» **What you should do**: Write out, exactly and only, the lines that run from the top of the records to the line with "ax_b = fig.add_axes([0.1907, 0.0778, 0.8054, 0.3795])". Include both ends; exclude pictures.

» **Records shown**:

=====

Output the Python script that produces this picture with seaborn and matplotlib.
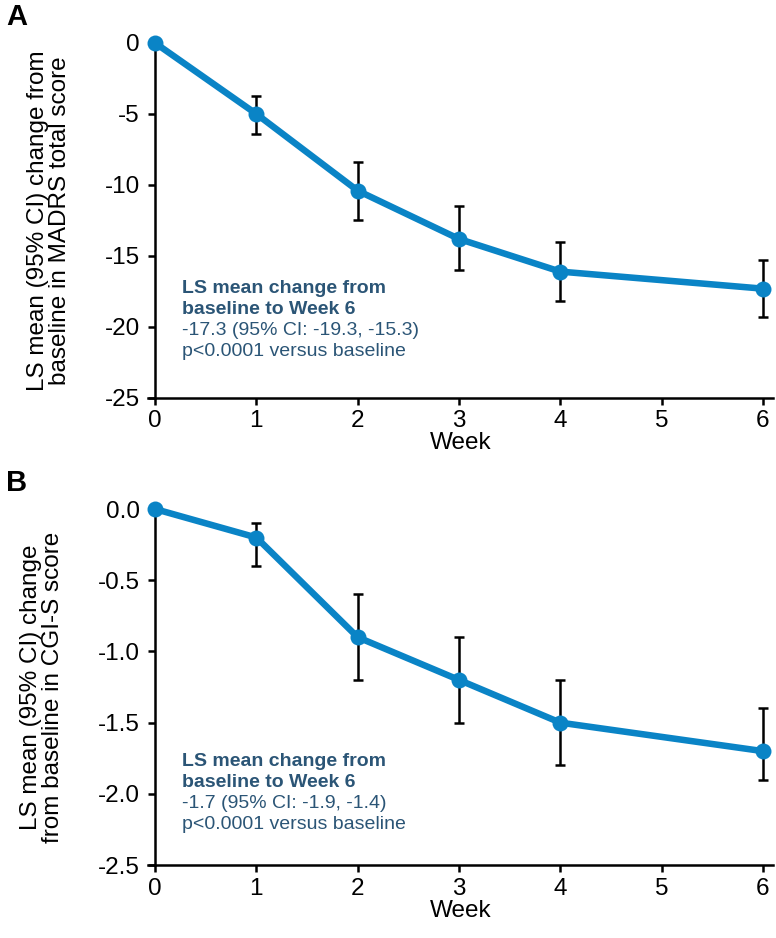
import numpy as np
import pandas as pd
import matplotlib
matplotlib.use("Agg")
import matplotlib.pyplot as plt
import seaborn as sns

# Datos
weeks = [0, 1, 2, 3, 4, 6]

madrs_mean = [0, -5.0, -10.4, -13.8, -16.1, -17.3]
madrs_low = [0, -6.4, -12.5, -16.0, -18.2, -19.3]
madrs_high = [0, -3.7, -8.4, -11.5, -14.0, -15.3]

cgis_mean = [0, -0.2, -0.9, -1.2, -1.5, -1.7]
cgis_low = [0, -0.4, -1.2, -1.5, -1.8, -1.9]
cgis_high = [0, -0.1, -0.6, -0.9, -1.2, -1.4]

madrs_ticks = [0, -5, -10, -15, -20, -25]
madrs_ticklabels = ["0", "-5", "-10", "-15", "-20", "-25"]
cgis_ticks = [0, -0.5, -1.0, -1.5, -2.0, -2.5]
cgis_ticklabels = ["0.0", "-0.5", "-1.0", "-1.5", "-2.0", "-2.5"]

sns.set_style("ticks")
plt.rcParams["font.family"] = ["Liberation Sans", "DejaVu Sans"]
plt.rcParams["text.color"] = "black"
plt.rcParams["axes.labelcolor"] = "black"
plt.rcParams["axes.edgecolor"] = "black"

blue = "#0a84c6"
text_col = "#2b5576"

fig = plt.figure(figsize=(7.76, 9.38), dpi=100)
ax_a = fig.add_axes([0.1907, 0.5757, 0.8054, 0.3785])
ax_b = fig.add_axes([0.1907, 0.0778, 0.8054, 0.3795])


def draw_panel(ax, mean, low, high, yticks, yticklabels, ylabel, note, note_y):
    df = pd.DataFrame({"Week": weeks, "mean": mean, "low": low, "high": high})
    err = df[df["Week"] > 0]
    ax.errorbar(err["Week"], err["mean"],
                yerr=[err["mean"] - err["low"], err["high"] - err["mean"]],
                fmt="none", ecolor="black", elinewidth=1.8, capsize=3.5,
                capthick=1.8, zorder=2, clip_on=False)
    sns.lineplot(data=df, x="Week", y="mean", ax=ax, color=blue, linewidth=4.7,
                 marker="o", markersize=11.5, markeredgewidth=0, zorder=3,
                 clip_on=False)
    ax.set_xlim(-0.07, 6.1)
    ax.set_ylim(yticks[-1], yticks[0])
    ax.set_xticks(range(0, 7))
    ax.set_yticks(yticks)
    ax.set_yticklabels(yticklabels)
    ax.spines["left"].set_position(("data", 0))
    ax.spines["top"].set_visible(False)
    ax.spines["right"].set_visible(False)
    for s in ["left", "bottom"]:
        ax.spines[s].set_linewidth(1.8)
        ax.spines[s].set_color("black")
    ax.tick_params(axis="both", labelsize=17.5, width=1.8, length=5, colors="black")
    ax.tick_params(axis="y", pad=6)
    ax.tick_params(axis="x", pad=4)
    ax.set_xlabel("Week", fontsize=17.5, labelpad=0)
    ax.set_ylabel(ylabel, fontsize=17.5, labelpad=24, linespacing=1.0)
    # cuatro lineas de la nota, cada una en su propia linea de texto
    for i, line in enumerate(note):
        ax.annotate(line, xy=(0.27, note_y), xytext=(0, -15.2 * i),
                    textcoords="offset points", fontsize=14, color=text_col,
                    fontweight="bold" if i < 2 else "normal",
                    va="top", ha="left")


draw_panel(ax_a, madrs_mean, madrs_low, madrs_high, madrs_ticks, madrs_ticklabels,
           "LS mean (95% CI) change from\nbaseline in MADRS total score",
           ["LS mean change from", "baseline to Week 6",
            "-17.3 (95% CI: -19.3, -15.3)", "p<0.0001 versus baseline"],
           -16.7)
draw_panel(ax_b, cgis_mean, cgis_low, cgis_high, cgis_ticks, cgis_ticklabels,
           "LS mean (95% CI) change\nfrom baseline in CGI-S score",
           ["LS mean change from", "baseline to Week 6",
            "-1.7 (95% CI: -1.9, -1.4)", "p<0.0001 versus baseline"],
           -1.71)

fig.text(0.008, 0.997, "A", fontsize=21, fontweight="bold", va="top", ha="left")
fig.text(0.008, 0.500, "B", fontsize=21, fontweight="bold", va="top", ha="left")

fig.savefig("out.png", dpi=100)
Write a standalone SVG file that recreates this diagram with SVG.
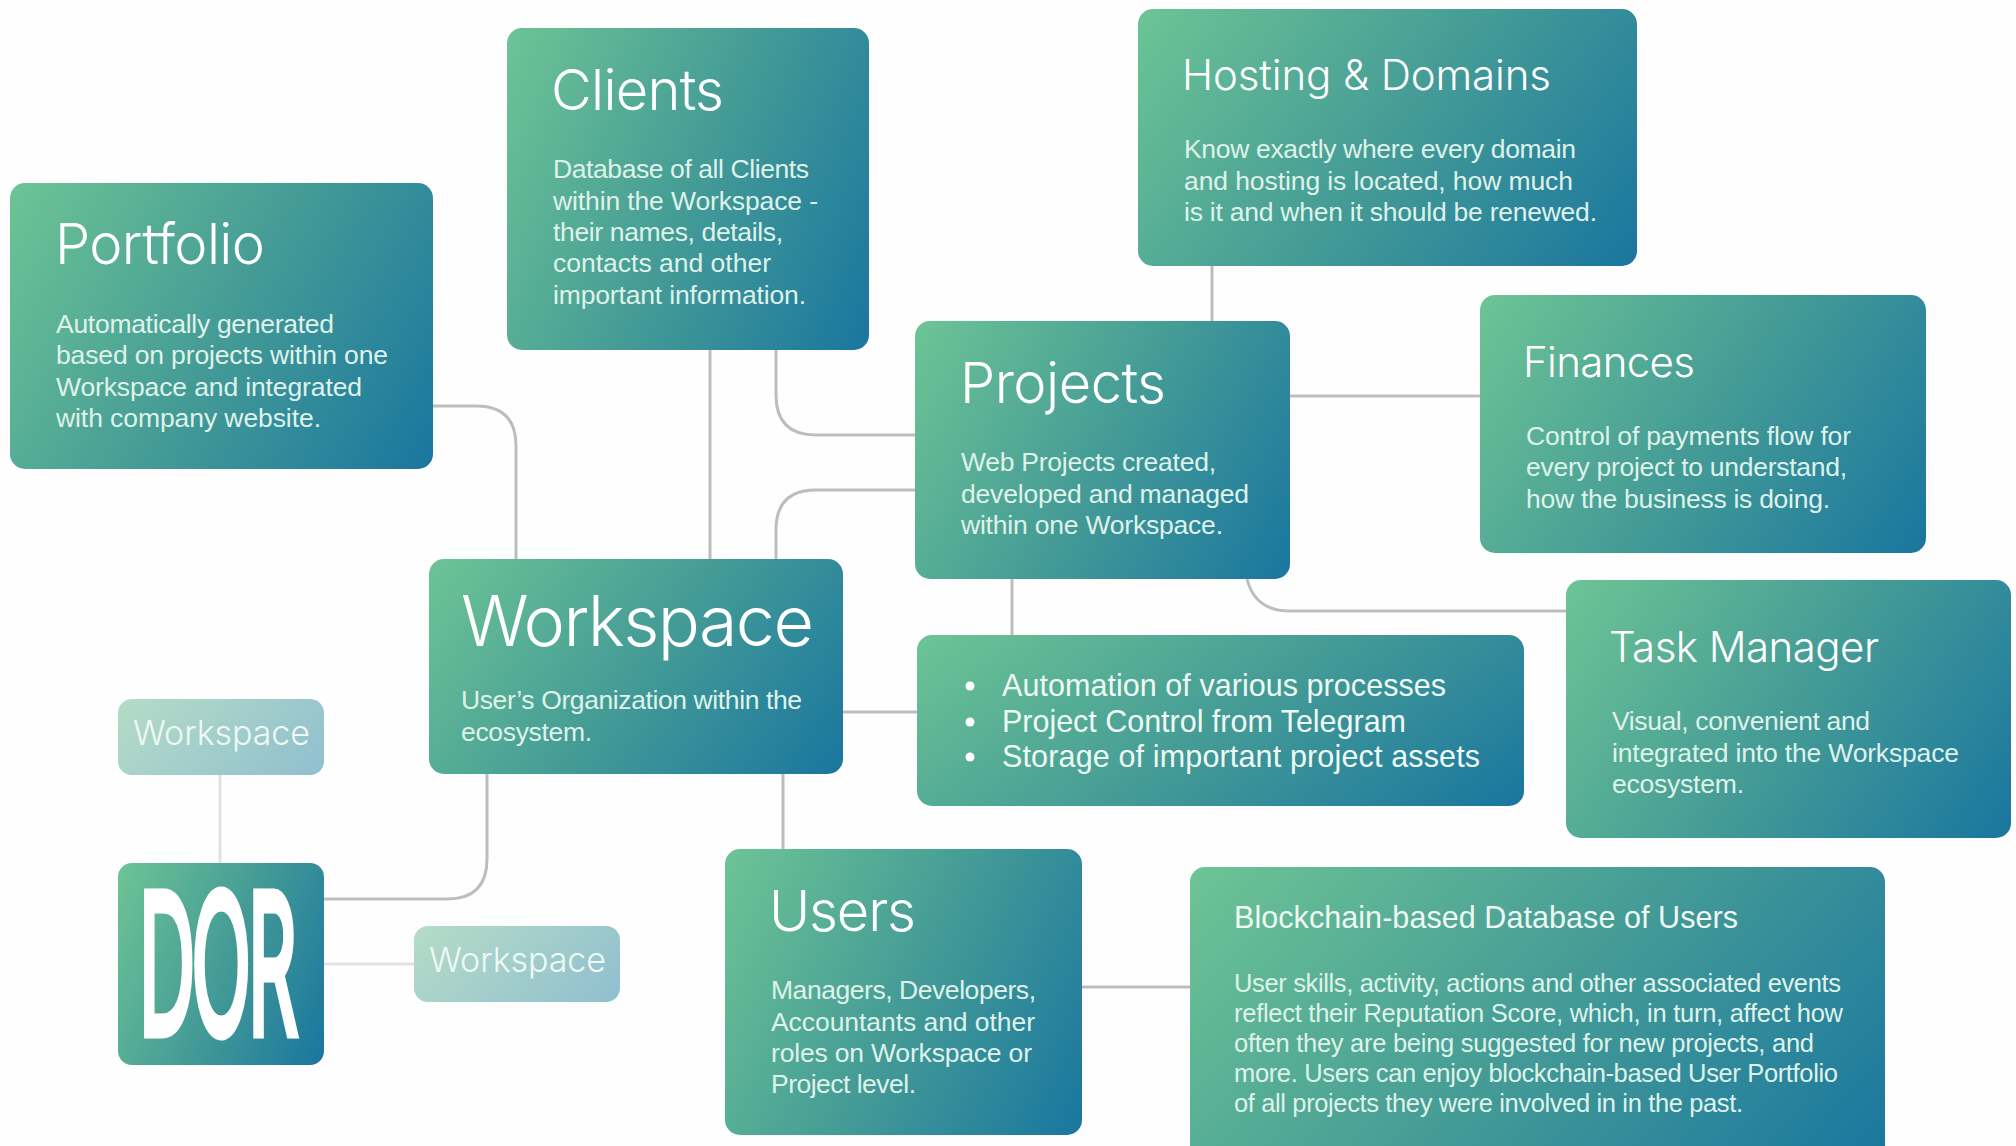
<svg xmlns="http://www.w3.org/2000/svg" width="2016" height="1146" viewBox="0 0 2016 1146">
<defs>
<linearGradient id="g" x1="0" y1="0" x2="1.2" y2="0.47"><stop offset="0" stop-color="#6dc495"/><stop offset="0.5" stop-color="#459c96"/><stop offset="1" stop-color="#1a769f"/></linearGradient>
<linearGradient id="gl" x1="0" y1="0" x2="1.2" y2="0.47"><stop offset="0" stop-color="#b5dcc7"/><stop offset="1" stop-color="#90bfcf"/></linearGradient>
</defs>
<style>
.box{fill:url(#g)}
.lite{fill:url(#gl)}
text{font-family:"Liberation Sans",Arial,sans-serif;fill:#dff2ea}
.b{font-size:26.5px}
.f{font-size:30.5px;fill:#eef9f4}
.s{font-size:25.5px}
.t{font-family:"Inter","Liberation Sans",sans-serif;font-weight:300;font-size:56px;fill:#fff}
.h{font-family:"Inter","Liberation Sans",sans-serif;font-weight:300;font-size:42px;fill:#fff}
.c{fill:none;stroke:#bdbdbd;stroke-width:3}
.cl{fill:none;stroke:#e2e2e2;stroke-width:3}
</style>
<rect width="2016" height="1146" fill="#fefefe"/>
<g id="connectors">
<path class="c" d="M433 406H476Q516 406 516 446V559"/>
<path class="c" d="M710 350V559"/>
<path class="c" d="M776 350V395Q776 435 816 435H915"/>
<path class="c" d="M776 559V530Q776 490 816 490H915"/>
<path class="c" d="M1212 266V321"/>
<path class="c" d="M1290 396H1480"/>
<path class="c" d="M1012 579V635"/>
<path class="c" d="M1247 579Q1255 611 1290 611H1566"/>
<path class="c" d="M843 712H917"/>
<path class="c" d="M783 774V849"/>
<path class="c" d="M324 899H447Q487 899 487 859V774"/>
<path class="c" d="M1082 987H1190"/>
<path class="cl" d="M220 775V863"/>
<path class="cl" d="M324 964H414"/>
</g>
<g id="portfolio"><rect class="box" x="10" y="183" width="423" height="286" rx="15"/>
<text x="55" y="264" class="t" textLength="210">Portfolio</text>
<text x="56" y="333" class="b" textLength="278">Automatically generated</text>
<text x="56" y="364" class="b" textLength="332">based on projects within one</text>
<text x="56" y="396" class="b" textLength="306">Workspace and integrated</text>
<text x="56" y="427" class="b" textLength="265">with company website.</text></g>
<g id="clients"><rect class="box" x="507" y="28" width="362" height="322" rx="15"/>
<text x="551" y="110" class="t" textLength="173">Clients</text>
<text x="553" y="178" class="b" textLength="256">Database of all Clients</text>
<text x="553" y="210" class="b" textLength="265">within the Workspace -</text>
<text x="553" y="241" class="b" textLength="230">their names, details,</text>
<text x="553" y="272" class="b" textLength="218">contacts and other</text>
<text x="553" y="304" class="b" textLength="253">important information.</text></g>
<g id="hosting"><rect class="box" x="1138" y="9" width="499" height="257" rx="15"/>
<text x="1182" y="90" class="h" textLength="369">Hosting &amp; Domains</text>
<text x="1184" y="158" class="b" textLength="392">Know exactly where every domain</text>
<text x="1184" y="190" class="b" textLength="389">and hosting is located, how much</text>
<text x="1184" y="221" class="b" textLength="413">is it and when it should be renewed.</text></g>
<g id="projects"><rect class="box" x="915" y="321" width="375" height="258" rx="15"/>
<text x="960" y="403" class="t" textLength="206">Projects</text>
<text x="961" y="471" class="b" textLength="255">Web Projects created,</text>
<text x="961" y="503" class="b" textLength="288">developed and managed</text>
<text x="961" y="534" class="b" textLength="262">within one Workspace.</text></g>
<g id="finances"><rect class="box" x="1480" y="295" width="446" height="258" rx="15"/>
<text x="1523" y="377" class="h" textLength="172">Finances</text>
<text x="1526" y="445" class="b" textLength="325">Control of payments flow for</text>
<text x="1526" y="476" class="b" textLength="321">every project to understand,</text>
<text x="1526" y="508" class="b" textLength="304">how the business is doing.</text></g>
<g id="task-manager"><rect class="box" x="1566" y="580" width="445" height="258" rx="15"/>
<text x="1609" y="662" class="h" textLength="270">Task Manager</text>
<text x="1612" y="730" class="b" textLength="258">Visual, convenient and</text>
<text x="1612" y="762" class="b" textLength="347">integrated into the Workspace</text>
<text x="1612" y="793" class="b" textLength="132">ecosystem.</text></g>
<g id="workspace"><rect class="box" x="429" y="559" width="414" height="215" rx="15"/>
<text x="461" y="646" class="t" style="font-size:70px" textLength="353">Workspace</text>
<text x="461" y="709" class="b" textLength="341">User’s Organization within the</text>
<text x="461" y="741" class="b" textLength="131">ecosystem.</text></g>
<g id="features"><rect class="box" x="917" y="635" width="607" height="171" rx="15"/>
<circle cx="970" cy="686" r="4.5" fill="#fff"/><circle cx="970" cy="722" r="4.5" fill="#fff"/><circle cx="970" cy="757" r="4.5" fill="#fff"/>
<text x="1002" y="696" class="f" textLength="444">Automation of various processes</text>
<text x="1002" y="732" class="f" textLength="404">Project Control from Telegram</text>
<text x="1002" y="767" class="f" textLength="478">Storage of important project assets</text></g>
<g id="users"><rect class="box" x="725" y="849" width="357" height="286" rx="15"/>
<text x="769" y="931" class="t" textLength="147">Users</text>
<text x="771" y="999" class="b" textLength="265">Managers, Developers,</text>
<text x="771" y="1031" class="b" textLength="264">Accountants and other</text>
<text x="771" y="1062" class="b" textLength="261">roles on Workspace or</text>
<text x="771" y="1093" class="b" textLength="145">Project level.</text></g>
<g id="blockchain"><rect class="box" x="1190" y="867" width="695" height="300" rx="15"/>
<text x="1234" y="928" class="f" textLength="504">Blockchain-based Database of Users</text>
<text x="1234" y="992" class="s" textLength="607">User skills, activity, actions and other associated events</text>
<text x="1234" y="1022" class="s" textLength="609">reflect their Reputation Score, which, in turn, affect how</text>
<text x="1234" y="1052" class="s" textLength="580">often they are being suggested for new projects, and</text>
<text x="1234" y="1082" class="s" textLength="604">more. Users can enjoy blockchain-based User Portfolio</text>
<text x="1234" y="1112" class="s" textLength="509">of all projects they were involved in in the past.</text></g>
<g id="dor"><rect class="box" x="118" y="863" width="206" height="202" rx="14"/>
<text transform="translate(140 1028) scale(.42 1)" style="font-family:'Inter',sans-serif;font-size:178px;font-weight:100;fill:#fff;stroke:#fff;stroke-width:16;vector-effect:non-scaling-stroke">DOR</text></g>
<g id="workspace-small-1"><rect class="lite" x="118" y="699" width="206" height="76" rx="14"/>
<text x="133" y="745" class="t" style="font-size:34px;fill:#eefaf4" textLength="177">Workspace</text></g>
<g id="workspace-small-2"><rect class="lite" x="414" y="926" width="206" height="76" rx="14"/>
<text x="429" y="972" class="t" style="font-size:34px;fill:#eefaf4" textLength="177">Workspace</text></g>
</svg>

=====

» **Answer to this exercise**:
Output the Python script that produces this picture with seaborn and matplotlib.
import numpy as np
import pandas as pd
import matplotlib
matplotlib.use("Agg")
import matplotlib.pyplot as plt
import seaborn as sns

# Datos
weeks = [0, 1, 2, 3, 4, 6]

madrs_mean = [0, -5.0, -10.4, -13.8, -16.1, -17.3]
madrs_low = [0, -6.4, -12.5, -16.0, -18.2, -19.3]
madrs_high = [0, -3.7, -8.4, -11.5, -14.0, -15.3]

cgis_mean = [0, -0.2, -0.9, -1.2, -1.5, -1.7]
cgis_low = [0, -0.4, -1.2, -1.5, -1.8, -1.9]
cgis_high = [0, -0.1, -0.6, -0.9, -1.2, -1.4]

madrs_ticks = [0, -5, -10, -15, -20, -25]
madrs_ticklabels = ["0", "-5", "-10", "-15", "-20", "-25"]
cgis_ticks = [0, -0.5, -1.0, -1.5, -2.0, -2.5]
cgis_ticklabels = ["0.0", "-0.5", "-1.0", "-1.5", "-2.0", "-2.5"]

sns.set_style("ticks")
plt.rcParams["font.family"] = ["Liberation Sans", "DejaVu Sans"]
plt.rcParams["text.color"] = "black"
plt.rcParams["axes.labelcolor"] = "black"
plt.rcParams["axes.edgecolor"] = "black"

blue = "#0a84c6"
text_col = "#2b5576"

fig = plt.figure(figsize=(7.76, 9.38), dpi=100)
ax_a = fig.add_axes([0.1907, 0.5757, 0.8054, 0.3785])
ax_b = fig.add_axes([0.1907, 0.0778, 0.8054, 0.3795])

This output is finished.